Personal mobility is a lifeline to independence. Able-bodied people can easily overlook this correlation, but people who live with mobility impairments know that your body determines how much of the world you can explore and experience on your own terms. Accepting and overcoming those limitations can be a struggle for some people, but regaining your mobile independence is entirely possible thanks to modern technologies.
Bernadette Scarduzio, 37, learned this challenge first hand. As an adolescent and a teenager she lived a normal lifestyle; she played sports, traveled and spent time with friends. But her mobility and personal independence took a sharp fall when she was affected by a common, but little-known degenerative neurological disorder called Charcot-Marie-Tooth Disease.
CMT commonly causes deformities in people’s feet, lower legs, arms and hands; these changes affect mobility, balance, muscle retention and energy levels. It’s a hereditary illness. Bernadette inherited it from her father, and it weakened her hands, feet, ankles and sometimes dampens her energy.
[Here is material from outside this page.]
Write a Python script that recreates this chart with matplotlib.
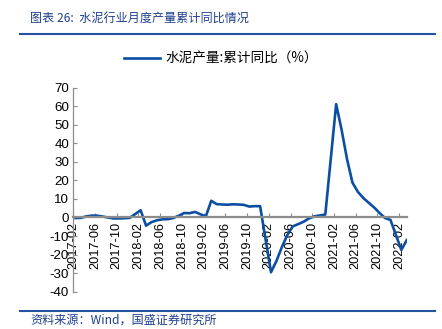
import matplotlib
matplotlib.use("Agg")
import matplotlib.pyplot as plt
import numpy as np
import pandas as pd

plt.rcParams["font.family"] = ["Noto Sans CJK SC", "DejaVu Sans"]

# 月度数据（1月与2月合并公布，故无1月）
meses = [p for p in pd.period_range("2017-02", "2022-03", freq="M") if p.month != 1]
valores_2017 = [-0.3, -0.2, 0.6, 1.0, 1.0, 0.5, 0.0, -0.5, -0.5, -0.4, -0.2]
valores_2018 = [3.9, -4.4, -2.5, -1.5, -1.0, -0.9, -0.3, 0.9, 2.4, 2.3, 3.0]
valores_2019 = [0.5, 9.0, 7.2, 7.0, 6.9, 7.1, 7.0, 6.8, 5.9, 6.1, 6.1]
valores_2020 = [-29.5, -23.5, -16.0, -9.5, -4.8, -3.6, -2.3, -0.5, 0.6, 1.1, 1.6]
valores_2021 = [61.1, 47.3, 31.5, 18.8, 13.8, 10.5, 7.9, 5.4, 2.4, -0.3, -1.3]
valores_2022 = [-17.5, -12.2]
valores = valores_2017 + valores_2018 + valores_2019 + valores_2020 + valores_2021 + valores_2022

etiquetas_x = [f"{a}-{m:02d}" for a in range(2017, 2023) for m in (2, 6, 10)][:16]
ticks_y = list(range(-40, 71, 10))

azul_linea = "#0B4EA2"
azul_texto = "#1F3F8F"
azul_regla = "#2453A0"
gris = "#8C8C8C"

x = np.array([(p.year - 2017) * 12 + p.month - 2 for p in meses])
desfase = 0.4  # los puntos quedan un poco a la derecha de cada marca

fig = plt.figure(figsize=(4.42, 3.29), dpi=100)
ax = fig.add_axes([0.1658, 0.1134, 0.9215 - 0.1658, 0.7337 - 0.1134])

(linea,) = ax.plot(x, valores, color=azul_linea, lw=1.9, solid_joinstyle="round")

# la posicion del eje borra el formato de las marcas: va primero
for lado in ("top", "right"):
    ax.spines[lado].set_visible(False)
ax.spines["bottom"].set_position(("data", 0))
ax.spines["bottom"].set_color(gris)
ax.spines["bottom"].set_linewidth(1.6)
ax.spines["left"].set_color(gris)
ax.spines["left"].set_linewidth(0.9)

ax.set_xlim(-desfase, 61.5 - desfase)
ax.set_ylim(-40, 70)
ax.set_yticks(ticks_y)
ax.set_xticks(np.arange(0, 61, 4) - desfase)
ax.set_xticklabels(etiquetas_x, rotation=90, fontsize=9.2, family="Liberation Sans")
ax.set_yticklabels([str(v) for v in ticks_y], fontsize=9.6, family="Liberation Sans")
ax.tick_params(axis="x", direction="in", length=3, color=gris, pad=3)
ax.tick_params(axis="y", direction="in", length=3, color=gris, pad=3)
ax.set_zorder(1)

fig.legend(
    [linea],
    ["水泥产量:累计同比（%）"],
    loc="center",
    bbox_to_anchor=(0.5, 1 - 59 / 329),
    frameon=False,
    fontsize=9.8,
    handlelength=2.6,
    handletextpad=0.4,
)

fig.text(30 / 442, 1 - 18 / 329, "图表 26:  水泥行业月度产量累计同比情况",
         fontsize=8.7, color=azul_texto, style="italic", va="center", ha="left")
fig.add_artist(plt.Line2D([20 / 442, 435 / 442], [1 - 33.5 / 329] * 2, color=azul_regla, lw=1.5))
fig.add_artist(plt.Line2D([20 / 442, 435 / 442], [1 - 311 / 329] * 2, color=azul_regla, lw=1.5))
fig.text(30 / 442, 1 - 320 / 329, "资料来源：Wind，国盛证券研究所",
         fontsize=8.7, color=azul_texto, style="italic", va="center", ha="left")

fig.savefig("out.png", dpi=100)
Like many people with CMT, Bernadette says she knew she’d eventually need a motorized wheelchair to move about, but despite the lifestyle difficulties she resisted acting on that reality for years.
“My life before the chair was difficult because as the disease progressed things got harder,” she says. “Long distances were the worst; I wouldn’t go certain places — the mall, places with my friends, traveling, and the grocery store— I was away from a lot of things for a long time.”
In her early 20’s Bernadette occasionally used a standard manual wheelchair, but she says the process was often frustrating and exhausting because she had to rely on a caregiver to push her around. But when she transitioned to a mechanical wheelchair those frustrations disappeared.
Commercial power chairs for medical use date back to 1956, when Everest & Jennings became the first company to mass produce a motorized wheelchair. Today the chairs come in all shapes and sizes to accommodate various needs and lifestyles.
Manual wheelchairs are still a great option for people who have some physical mobility, particularly in their upper body, and don’t need to be in the chair all the time. But for people with very limited mobility, or those like Bernadette who lack the hand strength and energy to propel their own wheelchair, a power chair might be the only option. Power chairs can navigate different environments and terrains, be operated in wheelchair vans, and give the user more options, support and independence.
Bernadette chose the Go-Go Elite Traveller, manufactured by Pride Mobility, which is a small scooter-like chair. She says eventually deciding to get the power chair revitalized her life — especially combined with the autonomy of her handicap van.
The mobility devices gave her a new form of independence.
“It really helps me feel like I can see the world better with not having to struggle and walk, or feel like I’m going to fall or like I’ll be too tired by the time I get anywhere,” Bernadette says. “It keeps me going; it makes me want to be able to do things.”
That feeling of empowerment didn’t come easy, nor did the decision to actually get her power wheelchair.
Bernadette says it took her too long to buckle down and go to the doctor for a power chair prescription. She spent about three years in her early 20’s researching power chair options, but she never took action to actually get one. The thought of being confined to a chair worried her so she kept putting it off.
“I waited because I didn’t want to be in a chair; I was in denial,” she says. “Then what happened is my dad passed away. And when my dad died I couldn’t get my strength back as much.”
Soon after her father’s passing, Bernadette’s doctor, friends and family encouraged her to get the power chair prescription and start enjoying the activities she had left behind years prior. “And I was like all right, I know I need to do this right now,” she says. “And so I did.”
Bernadette’s process of getting her power chair is fairly standard for people who want a health insurance provider to pay for the device.
The Centers for Medicare and Medicaid Services has guidelines that determine the what type of mobility equipment somebody needs to navigate the day-to-day tasks in their life, says Jeff Lowman, a Veteran’s Affairs regional account manager at VMI. He says the process begins by having a face-to-face meeting with a doctor to determine what options the patient needs and get a prescription. From there, the patient brings the prescription to a medical supply dealer for a physical and mental assessment that ensures they can physically operate and use a power chair. Afterward they choose from a handful of options, and typically insurance pays for the entire device.
The other option is purchasing a motorized wheelchair directly from the manufacturer or dealer. These devices often have more bells and whistles than what an insurance company pays for, but patients also typically have to pay out of pocket for these models.
Bernadette encourages people who are considering a power chair to conquer their fears, ask for help from a friend or family member, and then make the leap toward a more mobile, independent life.
“There is never going to be a right time, you just have to do it,” she says.